If you are not familiar with MySpace, you are out of the loop. If you are a parent of children under the age of 25 or so, and you are not familiar with MySpace…Do not pass Go. Do not collect $200. Stop right now and take time to get educated. A good parent tutorial is available through the National Institute on Media and the Family, a source I highly recommend for equipping parents and families on a wide range of media/family related issues. Another great resource for research based information and recommendations regarding families, entertainment, and health is the Henry J. Kaiser Family Foundation. A third excellent resource is the Center for Parent/Youth Understanding. But encouraging you to familiarize yourself with this huge online community is not really the point of today’s post. I want to share some reflections/lessons I have taken from my experience of MySpace (not actually having a MySpace page myself).

1. Our young people are desperate for relationships. Just look at the size of the “friends” list on the typical MySpace page, and how quickly it grows in the course of a month. Parents and other mentors, this is a great opportunity for us! Provided you approach them with a genuine love and acceptance for who they are, and a healthy respect for the importance of their friends in their lives, your children really are thirsty for a relationship with you. Don’t be intimidated by the electronic gadgetry of their lives. Be there.

2. Music is so personal and important in the lives of our young people. Spend any time navigating the waters of MySpace, and you will hear an amazing array of musical styles, themes, and expressions. Listen to the music. Hear the words of the songs (www.azlyrics.com is a helpful resource). Feel the emotions. Like it or not, this is the expression of their hearts and lives. Don’t just dismiss it or condemn it. Take it to heart, and let it lead you closer to the hearts of the young people you love.

3. Young people are willingly making their lives “open books.” The question is…will we invest the time it takes to read them?

4. Young people are spending vast amounts of time online. Look at how much work is put into MySpace pages, and how constant the dialog is on the message boards. Although I recognize there are multiple reasons for the growing obesity epidemic in America, particularly among young people, spending hours a day online has got to be a big factor.

5. Young people are creating their own world, language, and view of life – and it is a whole other reality from the general adult culture. For a much deeper, and not particularly pleasant, insight into this phenomenon, read “Hurt: Inside the World of Today’s Teenager” by Chap Clark.

6. YOUNG PEOPLE NEED YOU! There is no better place to invest your time and energy than in our children and adolescents – and you don’t have to stop with your own.
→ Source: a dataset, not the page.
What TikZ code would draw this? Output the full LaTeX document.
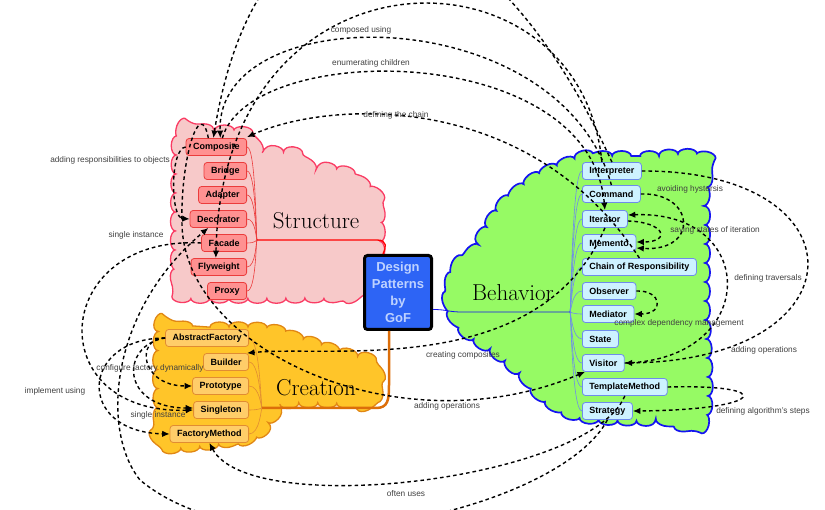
\documentclass[tikz,border=0pt]{standalone}
\usepackage{fontspec}
\setsansfont{Liberation Sans}
\usetikzlibrary{arrows.meta, decorations.pathmorphing}
\definecolor{scloud}{RGB}{247,201,201}
\definecolor{sline}{RGB}{250,60,100}
\definecolor{sfill}{RGB}{255,145,145}
\definecolor{sdraw}{RGB}{235,60,60}
\definecolor{ccloud}{RGB}{255,197,41}
\definecolor{cline}{RGB}{225,135,20}
\definecolor{cfill}{RGB}{255,205,105}
\definecolor{cdraw}{RGB}{225,140,50}
\definecolor{bcloud}{RGB}{150,250,100}
\definecolor{bline}{RGB}{20,20,240}
\definecolor{bfill}{RGB}{205,242,255}
\definecolor{bdraw}{RGB}{110,140,235}
\definecolor{gfill}{RGB}{45,100,245}
\definecolor{gtext}{RGB}{190,210,255}
\definecolor{oline}{RGB}{220,110,10}

\begin{document}
\begin{tikzpicture}
  [x=1pt, y=-1pt,
  box/.style={rounded corners=3pt, line width=0.8pt, minimum height=17pt,
    inner xsep=7pt, inner ysep=2pt, font=\sffamily\bfseries\fontsize{9}{10}\selectfont},
  sbox/.style={box, draw=sdraw, fill=sfill, anchor=east},
  cbox/.style={box, draw=cdraw, fill=cfill, anchor=east},
  bbox/.style={box, draw=bdraw, fill=bfill, anchor=west},
  blob/.style={line width=1.3pt, decorate,
    decoration={bumps, segment length=38pt, amplitude=5pt}},
  title/.style={font=\fontsize{23}{23}\selectfont},
  sedge/.style={draw=sdraw, line width=0.6pt},
  cedge/.style={draw=cdraw, line width=0.6pt},
  bedge/.style={draw=bdraw, line width=0.6pt},
  arr/.style={->, >={Latex[length=7.5pt, width=6.5pt]}, line width=1.4pt,
    dash pattern=on 3.6pt off 3pt},
  lbl/.style={font=\sffamily\fontsize{8.3}{9}\selectfont, text=black!75, inner sep=0pt}]
  \useasboundingbox (0,0) rectangle (825,510);
  \clip (0,0) rectangle (825,510);

  \path[blob, draw=sline, fill=scloud] plot[smooth cycle, tension=0.5] coordinates
    {(180,133) (215,130) (246,133) (260,148) (290,152) (310,164) (340,170)
     (366,185) (378,200) (380,240) (376,275) (355,295) (300,298) (220,298)
     (182,296) (176,270) (176,180)};
  \path[blob, draw=cline, fill=ccloud] plot[smooth cycle, tension=0.5] coordinates
    {(160,328) (210,327) (265,328) (300,338) (340,351) (366,358) (376,370)
     (377,396) (366,403) (290,404) (272,423) (250,438) (190,447) (162,444)
     (158,400) (158,350)};
  \path[blob, draw=bline, fill=bcloud, line width=1.7pt] plot[smooth cycle, tension=0.5] coordinates
    {(580,157) (640,156) (703,157) (705,200) (705,300) (705,418) (660,421)
     (585,418) (548,402) (522,376) (495,353) (470,336) (450,310) (452,274)
     (472,250) (500,207) (532,179) (560,165)};

  \node (structure) at (316,221) [title] {Structure};
  \node (creation) at (316,388) [title] {Creation};
  \node (behavior) at (513,293) [title] {Behavior};

  \node (gof) at (398,292.5) [draw=black, line width=3pt, fill=gfill, rounded corners=3pt,
    minimum width=67pt, minimum height=74pt, text width=60pt, align=center, text=gtext,
    font=\sffamily\bfseries\fontsize{13}{17}\selectfont] {Design\\Patterns\\by\\GoF};

  \node (Composite) at (247,147) [sbox] {Composite};
  \node (Bridge) at (247,171) [sbox] {Bridge};
  \node (Adapter) at (247,195) [sbox] {Adapter};
  \node (Decorator) at (247,219) [sbox] {Decorator};
  \node (Facade) at (247,243) [sbox] {Facade};
  \node (Flyweight) at (247,267) [sbox] {Flyweight};
  \node (Proxy) at (247,291) [sbox] {Proxy};

  \node (AbstractFactory) at (249,338) [cbox] {AbstractFactory};
  \node (Builder) at (249,362) [cbox] {Builder};
  \node (Prototype) at (249,386) [cbox] {Prototype};
  \node (Singleton) at (249,410) [cbox] {Singleton};
  \node (FactoryMethod) at (249,434) [cbox] {FactoryMethod};

  \node (Interpreter) at (582,171) [bbox] {Interpreter};
  \node (Command) at (582,194) [bbox] {Command};
  \node (Iterator) at (582,219) [bbox] {Iterator};
  \node (Memento) at (582,243) [bbox] {Memento};
  \node (Chain) at (582,267) [bbox] {Chain of Responsibility};
  \node (Observer) at (582,291) [bbox] {Observer};
  \node (Mediator) at (582,314) [bbox] {Mediator};
  \node (State) at (582,339) [bbox] {State};
  \node (Visitor) at (582,363) [bbox] {Visitor};
  \node (TemplateMethod) at (582,387) [bbox] {TemplateMethod};
  \node (Strategy) at (582,411) [bbox] {Strategy};

  \coordinate (shub) at (257,240);
  \coordinate (chub) at (262,408);
  \coordinate (bhub) at (570,312);

  \draw[sedge] (Composite.east) .. controls +(9,0) and +(-1,0) .. (shub);
  \draw[sedge] (Bridge.east) .. controls +(9,0) and +(-1,0) .. (shub);
  \draw[sedge] (Adapter.east) .. controls +(9,0) and +(-1,0) .. (shub);
  \draw[sedge] (Decorator.east) .. controls +(9,0) and +(-1,0) .. (shub);
  \draw[sedge] (Facade.east) .. controls +(9,0) and +(-1,0) .. (shub);
  \draw[sedge] (Flyweight.east) .. controls +(9,0) and +(-1,0) .. (shub);
  \draw[sedge] (Proxy.east) .. controls +(9,0) and +(-1,0) .. (shub);

  \draw[cedge] (AbstractFactory.east) .. controls +(11,0) and +(-1,0) .. (chub);
  \draw[cedge] (Builder.east) .. controls +(11,0) and +(-1,0) .. (chub);
  \draw[cedge] (Prototype.east) .. controls +(11,0) and +(-1,0) .. (chub);
  \draw[cedge] (Singleton.east) .. controls +(11,0) and +(-1,0) .. (chub);
  \draw[cedge] (FactoryMethod.east) .. controls +(11,0) and +(-1,0) .. (chub);

  \draw[bedge] (bhub) .. controls +(1,0) and +(-10,0) .. (Interpreter.west);
  \draw[bedge] (bhub) .. controls +(1,0) and +(-10,0) .. (Command.west);
  \draw[bedge] (bhub) .. controls +(1,0) and +(-10,0) .. (Iterator.west);
  \draw[bedge] (bhub) .. controls +(1,0) and +(-10,0) .. (Memento.west);
  \draw[bedge] (bhub) .. controls +(1,0) and +(-10,0) .. (Chain.west);
  \draw[bedge] (bhub) .. controls +(1,0) and +(-10,0) .. (Observer.west);
  \draw[bedge] (bhub) .. controls +(1,0) and +(-10,0) .. (Mediator.west);
  \draw[bedge] (bhub) .. controls +(1,0) and +(-10,0) .. (State.west);
  \draw[bedge] (bhub) .. controls +(1,0) and +(-10,0) .. (Visitor.west);
  \draw[bedge] (bhub) .. controls +(1,0) and +(-10,0) .. (TemplateMethod.west);
  \draw[bedge] (bhub) .. controls +(1,0) and +(-10,0) .. (Strategy.west);

  \draw[red, line width=1.3pt] (shub) -- (377,240)
    .. controls (388,240) and (386,248) .. ([xshift=-15pt]gof.north);
  \draw[oline, line width=2.5pt] (chub) -- (376,408)
    .. controls (388,408) and (389,400) .. (389,385) -- ([xshift=-9pt]gof.south);
  \draw[bline, line width=0.8pt] ([yshift=-17pt]gof.east)
    .. controls +(14,0) and +(-14,0) .. (462,312) -- (bhub);

  \draw[arr] (Interpreter.north) .. controls (470,-150) and (260,-150) .. ([xshift=-3pt]Composite.north);
  \draw[arr] ([xshift=-10pt]Interpreter.north) .. controls (580,-63) and (222,-63) .. ([xshift=-3pt]Flyweight.north);
  \draw[arr] (Command.north) .. controls (560,-2) and (215,-2) .. ([xshift=4pt]Composite.north);
  \draw[arr] ([xshift=6pt]Composite.north) .. controls (250,40) and (590,40) .. (Iterator.north);
  \draw[arr] (Chain.north) .. controls (530,90) and (330,100) .. ([yshift=1pt]Composite.north east);
  \draw[arr] (Iterator.south) .. controls (540,380) and (330,345) .. ([xshift=-2pt]Builder.north east);
  \draw[arr] ([xshift=-8pt]Composite.north) .. controls (200,95) and (180,160) .. (182,225)
    .. controls (185,350) and (400,450) .. ([xshift=3pt]Visitor.south west);
  \draw[arr] (Composite.west) .. controls (170,148) and (170,218) .. (Decorator.west);
  \draw[arr] (Facade.west) .. controls (50,235) and (40,415) .. (Singleton.west);
  \draw[arr] (AbstractFactory.west) .. controls (135,338) and (140,386) .. (Prototype.west);
  \draw[arr] (AbstractFactory.west) .. controls (80,338) and (75,432) .. (FactoryMethod.west);
  \draw[arr] (AbstractFactory.west) .. controls (120,345) and (120,408) .. ([yshift=2pt]Singleton.west);
  \draw[arr] (TemplateMethod.south) .. controls (590,480) and (250,520) .. (FactoryMethod.south);
  \draw[arr] (Strategy.south) .. controls (560,510) and (260,580) .. (140,480)
    .. controls (100,430) and (110,310) .. ([xshift=-10pt]Decorator.south);
  \draw[arr] (Command.east) .. controls (695,192) and (700,252) .. ([yshift=-5pt]Memento.east);
  \draw[arr] ([yshift=-2pt]Iterator.east) .. controls (665,222) and (672,242) .. ([yshift=1pt]Memento.east);
  \draw[arr] (Visitor.east) .. controls (760,360) and (760,210) .. ([yshift=4pt]Iterator.east);
  \draw[arr] (Interpreter.east) .. controls (865,170) and (865,360) .. (Visitor.east);
  \draw[arr] (Observer.east) .. controls (662,290) and (665,314) .. (Mediator.east);
  \draw[arr] (TemplateMethod.east) .. controls (780,384) and (765,410) .. (Strategy.east);

  \node (lComposed) at (361,30) [lbl] {composed using};
  \node (lEnum) at (371,63) [lbl] {enumerating children};
  \node (lChain) at (396,115) [lbl] {defining the chain};
  \node (lResp) at (110,160) [lbl] {adding responsibilities to objects};
  \node (lSingleA) at (136,235) [lbl] {single instance};
  \node (lConfig) at (150,368) [lbl] {configure factory dynamically};
  \node (lImpl) at (55,391) [lbl] {implement using};
  \node (lSingleB) at (158,415) [lbl] {single instance};
  \node (lCreating) at (463,355) [lbl] {creating composites};
  \node (lAddOpsA) at (447,406) [lbl] {adding operations};
  \node (lOften) at (406,494) [lbl] {often uses};
  \node (lHyst) at (690,189) [lbl] {avoiding hystersis};
  \node (lSaving) at (715,230) [lbl] {saving states of iteration};
  \node (lTrav) at (768,278) [lbl] {defining traversals};
  \node (lDep) at (679,323) [lbl] {complex dependency management};
  \node (lAddOpsB) at (764,350) [lbl] {adding operations};
  \node (lSteps) at (763,411) [lbl] {defining algorithm's steps};
\end{tikzpicture}
\end{document}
They need us to be there for them, loving and guiding and accepting and challenging and believing in them. Many are literally dying for us to invest in them. When you have a few minutes, and you are ready to be inspired, check out www.makeadifferencemovie.com (OK, the music and narrator’s voice are a little cheesy and may remind you of “Deep Thoughts, by Jack Handy,” but don’t let that keep the story from inspiring you.)